GeoLotto
- Region: United Kingdom
- Launched: 2010
- Operator: Geo24 UK
- Regulated by: UK Gambling Commission
- Highest jackpot: £1,000,000
- Odds of winning a prize: 1 in 19.265

= GeoLotto =

Online gambling companies of the United Kingdom

GeoLotto (previously known as GeoSweep) was a privately owned, online, map-based lottery game operating in the United Kingdom.

==History==
GeoLotto, formerly known as Geosweep, was created in 2010 by London based technology company, Geonomics. The idea started with brothers Henry and James Oakes who secured funding for a prototype location-based betting website, later funded by a £2 million investment.

Tipp24, a publicly listed company and lottery specialist, invested a significant amount into the product in 2012.
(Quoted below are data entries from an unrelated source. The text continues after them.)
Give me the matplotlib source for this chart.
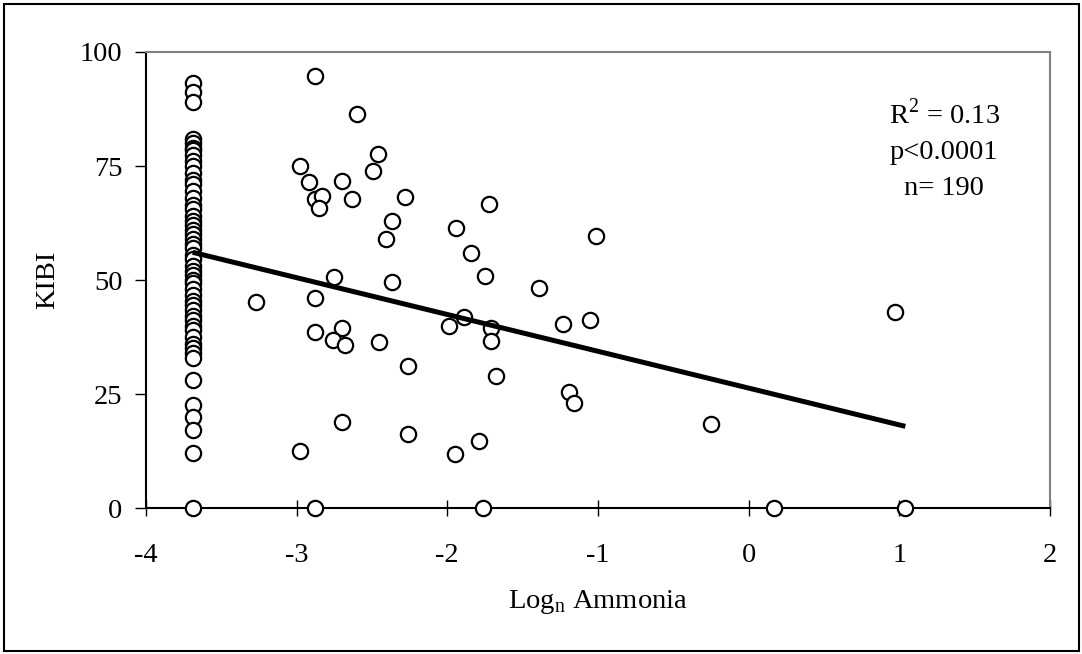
import numpy as np
import matplotlib
matplotlib.use("Agg")
import matplotlib.pyplot as plt
from matplotlib.patches import Rectangle

plt.rcParams['font.family'] = ['Liberation Serif', 'DejaVu Serif']
plt.rcParams['mathtext.fontset'] = 'custom'
plt.rcParams['mathtext.rm'] = 'Liberation Serif'
plt.rcParams['axes.unicode_minus'] = False

# column of samples at the detection limit (log ammonia ~ -3.69)
colX = -3.69
colY = [93.2, 91.2, 89.0, 81, 80, 79, 78.5, 77.5, 76, 75, 73.5, 72, 71, 69.5,
        68, 66.5, 65.5, 64, 63, 62, 61, 60, 59, 58, 57, 55.5, 54.5, 53, 52,
        51, 50, 49.3, 48, 46.7, 45.5, 44.5, 43.4, 42, 41.2, 40, 39, 37.5, 36,
        35.1, 34, 32.9, 28.1, 22.6, 20, 17.1, 12.1, 0]

# remaining scattered samples
ammonia = [-2.88, -2.60, -2.46, -2.49, -2.98, -2.92, -2.70, -2.88, -2.83,
           -2.85, -2.63, -2.28, -1.72, -2.37, -1.94, -2.41, -1.84, -1.75,
           -2.75, -2.37, -3.27, -2.88, -2.88, -2.70, -2.76, -2.68, -2.45,
           -2.26, -1.99, -1.89, -1.71, -1.71, -1.68, -2.70, -2.98, -2.26,
           -1.95, -1.79, -2.88, -1.76, -1.39, -1.01, -1.05, -1.23, -1.19,
           -1.16, -0.25, 0.17, 0.97, 1.04]
kibi = [94.8, 86.4, 77.7, 73.9, 74.9, 71.4, 71.7, 67.7, 68.4, 65.9, 67.7,
        68.2, 66.7, 63.0, 61.5, 58.9, 56.0, 50.9, 50.7, 49.6, 45.1, 46.0,
        38.5, 39.5, 36.8, 35.7, 36.3, 31.1, 40.0, 41.8, 39.5, 36.7, 29.0,
        18.8, 12.6, 16.2, 11.9, 14.8, 0, 0, 48.3, 59.6, 41.2, 40.4, 25.5,
        23.1, 18.4, 0, 43.0, 0]

# fitted trend line
slope = -8.07
intercept = 26.3
fitRange = [-3.69, 1.04]

x = [colX] * len(colY) + ammonia
y = colY + kibi

fig = plt.figure(figsize=(10.82, 6.54), dpi=100)
ax = fig.add_axes([0.1349, 0.2232, 0.8355, 0.6973])

ax.scatter(x, y, s=11**2, facecolor="white", edgecolor="black",
           linewidth=1.6, zorder=3, clip_on=False)
fx = np.array(fitRange)
ax.plot(fx, slope*fx + intercept, color="black", lw=3.6, zorder=4,
        solid_capstyle="butt")

ax.set_xlim(-4, 2)
ax.set_ylim(0, 100)
ax.set_xticks(range(-4, 3))
ax.set_yticks([0, 25, 50, 75, 100])
ax.tick_params(axis="x", direction="inout", length=12, width=1, labelsize=20.5, pad=19)
ax.tick_params(axis="y", direction="out", length=8, width=1, labelsize=20.5, pad=9)
for s in ["left", "bottom"]:
    ax.spines[s].set_color("black")
    ax.spines[s].set_linewidth(1.5)
for s in ["top", "right"]:
    ax.spines[s].set_color("#808080")
    ax.spines[s].set_linewidth(1.5)

ax.set_xlabel("Log$_\\mathregular{n}$ Ammonia", fontsize=20.5, labelpad=14.5)
ax.set_ylabel("KIBI", fontsize=20.5, labelpad=14)

ax.text(0.883, 0.785, "R$^\\mathregular{2}$ = 0.13\np<0.0001\nn= 190",
        transform=ax.transAxes, ha="center", va="center", fontsize=20.5,
        linespacing=1.54)

fig.patches.append(Rectangle((0.004, 0.004), 0.993, 0.99, transform=fig.transFigure,
                             fill=False, edgecolor="black", linewidth=1.5))

fig.savefig("out.png", dpi=100)
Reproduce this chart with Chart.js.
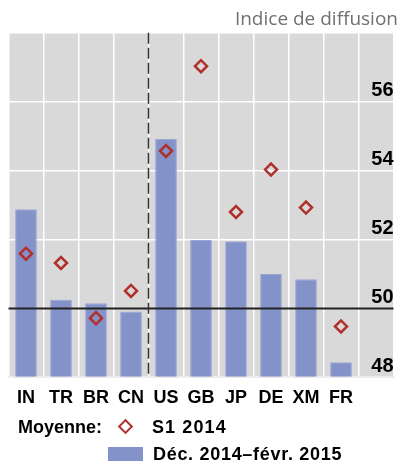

In 2013 it was revealed that the Atlantic Lottery Corporation spent nearly C$2 million promoting Geosweep before cancelling the game. Despite having a "daily $250,000 prize" no one ever won it in over a year of draws. Geosweep's parent company was paid $8.7 million.

==Eligibility==
- Players must be at least 18 years old to play.
- The games may only be played by residents of the UK.
- The games were exclusively web-based, requiring a web browser to play.

==Current games==
Games that operate under the GeoLotto brand:
===Geo Lottery game===
Geo Lottery is the flagship product of the site. This is a globe game where you select a specific location(lucky spot) on the globe. The globe is rotated on random direction and with random power after which it settles on a point. You will be selected as a winner if the location you had chosen falls within a certain radius from the point where the globe had settled.

===GeoLotto game===
Usually referred to simply as 'GeoLotto', this game was the flagship product of the site. The premise of the game was that a player could select squares to own out of a grid of squares overlaid onto a satellite representation of Great Britain (the map data was served by Google Maps). Each square had an equal probability chance to win one of the various prizes assigned randomly at the end of the game. A square was valued at £1 a week. The draw conducted every Saturday at 10.30pm, with the results announced at 11pm.

Players could enter by paying for a square for a fixed number of weeks or they could subscribe for ongoing entry until they decide to cancel.

==Regulation==
GeoLotto was regulated by the UK Gambling Commission, certified by GamCare and carried the 'Verified by Norton' tag.